:: DATASET SECTION ::

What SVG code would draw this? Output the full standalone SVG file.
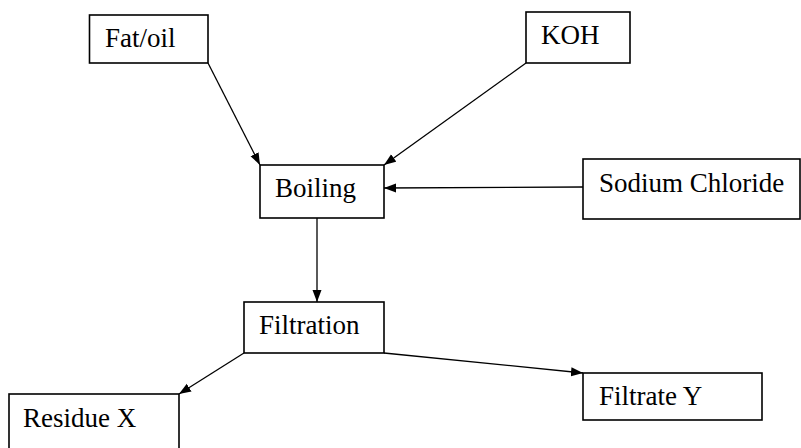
<svg xmlns="http://www.w3.org/2000/svg" width="801" height="448" viewBox="0 0 801 448">
<style>
.box{fill:#fff;stroke:#000;stroke-width:1.6}
.lbl{font-family:"Liberation Serif","Times New Roman",serif;font-size:27px;fill:#000}
.edge{stroke:#000;stroke-width:1.3;fill:none;marker-end:url(#ah)}
</style>
<defs>
<marker id="ah" markerUnits="userSpaceOnUse" markerWidth="13" markerHeight="10" refX="12" refY="5" orient="auto">
<path d="M0,0.5 L12,5 L0,9.5 Z" fill="#000"/>
</marker>
</defs>
<rect width="801" height="448" fill="#fff"/>
<g id="connectors">
<line class="edge" x1="208" y1="63" x2="260" y2="165"/>
<line class="edge" x1="526" y1="63" x2="384" y2="165"/>
<line class="edge" x1="583" y1="187" x2="384" y2="188"/>
<line class="edge" x1="317" y1="218" x2="317" y2="302"/>
<line class="edge" x1="244" y1="353" x2="179" y2="394"/>
<line class="edge" x1="384" y1="353" x2="583" y2="373"/>
</g>
<g id="fatoil"><rect class="box" x="89.5" y="15" width="118.5" height="48"/><text class="lbl" x="105" y="47">Fat/oil</text></g>
<g id="koh"><rect class="box" x="526" y="12" width="104" height="51"/><text class="lbl" x="541" y="44">KOH</text></g>
<g id="boiling"><rect class="box" x="260" y="165" width="124" height="53"/><text class="lbl" x="275" y="197">Boiling</text></g>
<g id="sodium"><rect class="box" x="583" y="159" width="217" height="60"/><text class="lbl" x="599" y="192">Sodium Chloride</text></g>
<g id="filtration"><rect class="box" x="244" y="302" width="140" height="51"/><text class="lbl" x="259" y="334">Filtration</text></g>
<g id="residue"><rect class="box" x="9" y="394" width="170" height="60"/><text class="lbl" x="23" y="427">Residue X</text></g>
<g id="filtrate"><rect class="box" x="583" y="373" width="179" height="47"/><text class="lbl" x="599" y="405">Filtrate Y</text></g>
</svg>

:::

◆ INSTRUCTION
The listing above needs to be output again exactly. Don't include the pictures.

◆ EXERCISE RESULT
What SVG code would draw this? Output the full standalone SVG file.
<svg xmlns="http://www.w3.org/2000/svg" width="801" height="448" viewBox="0 0 801 448">
<style>
.box{fill:#fff;stroke:#000;stroke-width:1.6}
.lbl{font-family:"Liberation Serif","Times New Roman",serif;font-size:27px;fill:#000}
.edge{stroke:#000;stroke-width:1.3;fill:none;marker-end:url(#ah)}
</style>
<defs>
<marker id="ah" markerUnits="userSpaceOnUse" markerWidth="13" markerHeight="10" refX="12" refY="5" orient="auto">
<path d="M0,0.5 L12,5 L0,9.5 Z" fill="#000"/>
</marker>
</defs>
<rect width="801" height="448" fill="#fff"/>
<g id="connectors">
<line class="edge" x1="208" y1="63" x2="260" y2="165"/>
<line class="edge" x1="526" y1="63" x2="384" y2="165"/>
<line class="edge" x1="583" y1="187" x2="384" y2="188"/>
<line class="edge" x1="317" y1="218" x2="317" y2="302"/>
<line class="edge" x1="244" y1="353" x2="179" y2="394"/>
<line class="edge" x1="384" y1="353" x2="583" y2="373"/>
</g>
<g id="fatoil"><rect class="box" x="89.5" y="15" width="118.5" height="48"/><text class="lbl" x="105" y="47">Fat/oil</text></g>
<g id="koh"><rect class="box" x="526" y="12" width="104" height="51"/><text class="lbl" x="541" y="44">KOH</text></g>
<g id="boiling"><rect class="box" x="260" y="165" width="124" height="53"/><text class="lbl" x="275" y="197">Boiling</text></g>
<g id="sodium"><rect class="box" x="583" y="159" width="217" height="60"/><text class="lbl" x="599" y="192">Sodium Chloride</text></g>
<g id="filtration"><rect class="box" x="244" y="302" width="140" height="51"/><text class="lbl" x="259" y="334">Filtration</text></g>
<g id="residue"><rect class="box" x="9" y="394" width="170" height="60"/><text class="lbl" x="23" y="427">Residue X</text></g>
<g id="filtrate"><rect class="box" x="583" y="373" width="179" height="47"/><text class="lbl" x="599" y="405">Filtrate Y</text></g>
</svg>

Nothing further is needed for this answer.